No man can stand at Golgotha and remain the same. The vision received there not only changes his character; it also does something more. It changes his outlook and conduct. It sends him forth from this hub to the remotest rim of earth. It sent Job forth, and the first ones he found were the three who had unjustly and bitterly condemned him. We hear Job praying for them. Can this be the man who had so stoutly maintained his integrity, and declared he would never acknowledge they were right in their criticisms? Can this be the victim who had paid them back with the same acrimony they had given? What had brought about this change? Job had been in the presence of God. There he had seen the cure for his innate loathsomeness. He goes forth to pray for those who have despitefully used him. The Lord turned Job’s captivity when he prayed for his friends for this was the final and evident proof that Job abhorred self, and had left it on the cross.

There is only one Gospel.
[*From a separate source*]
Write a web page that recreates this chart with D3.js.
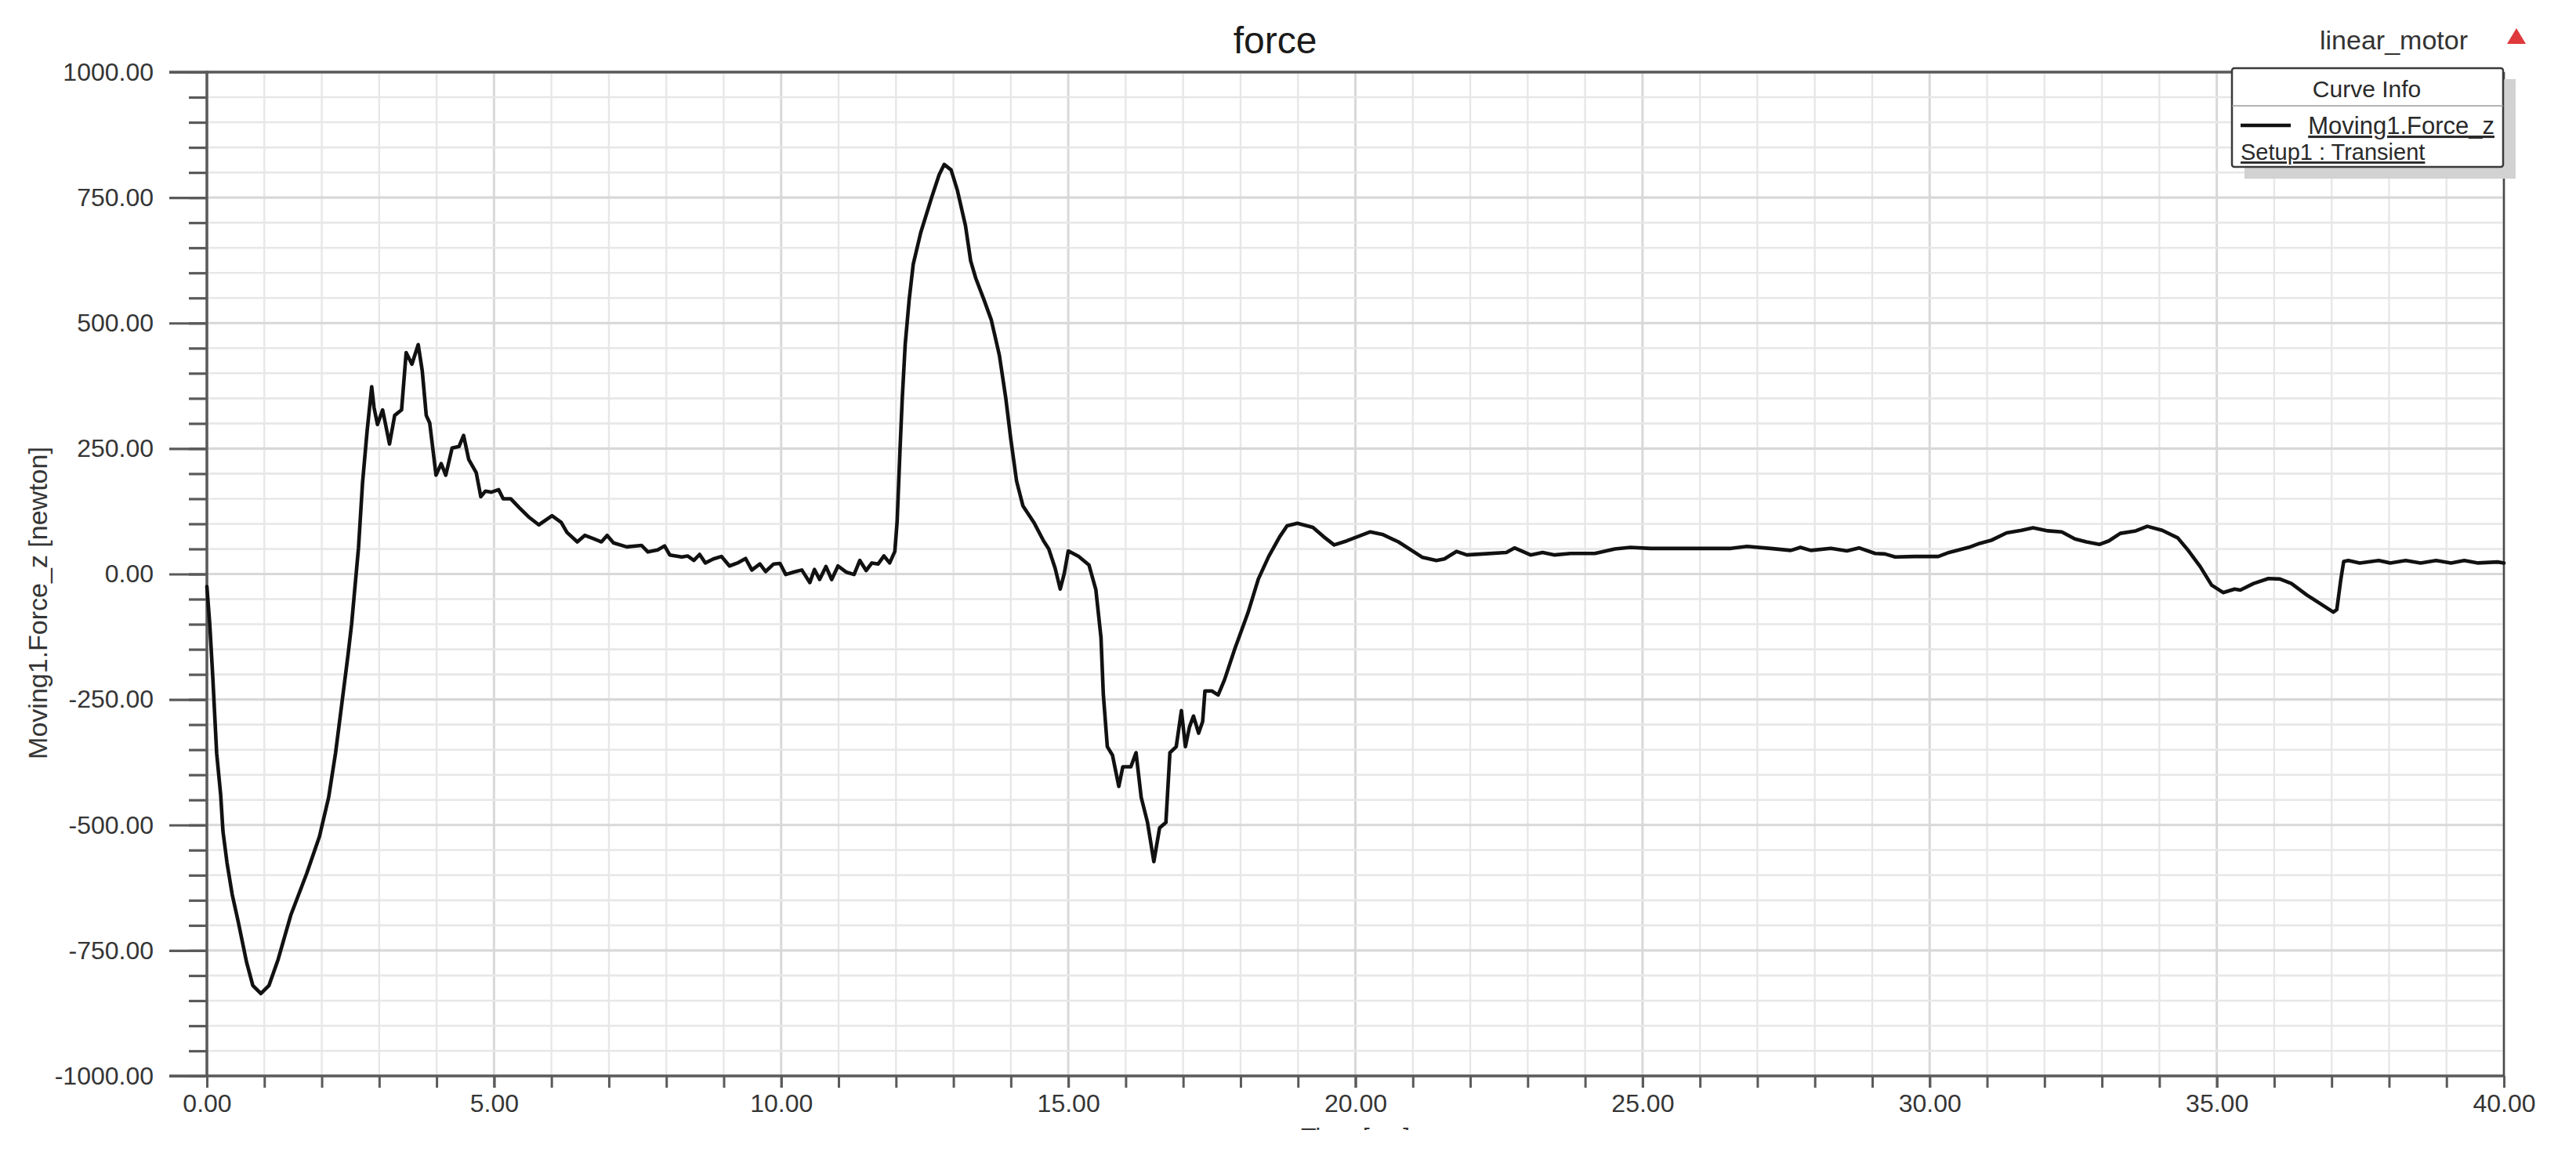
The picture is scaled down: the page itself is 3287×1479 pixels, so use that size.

God has declared it in many ways. In the book of Job, He declared it through His dealings with this man who represents all Adam’s race. Those who cling to their own righteousness and works walk the way of Cain. Those who, like Job, renounce self, find the narrow pass into the road that leads to the cross, the cross that reveals “the end of the Lord,” the cross that is the full, final, complete, and eternal expression of all that God is and wants to be to the ostracized and suffering seed of earth. The book of Job is fundamental. It is doctrinal. It leads us to Calvary, and then leads us forth.

And from here we take up our cross with you, Job, and follow Him.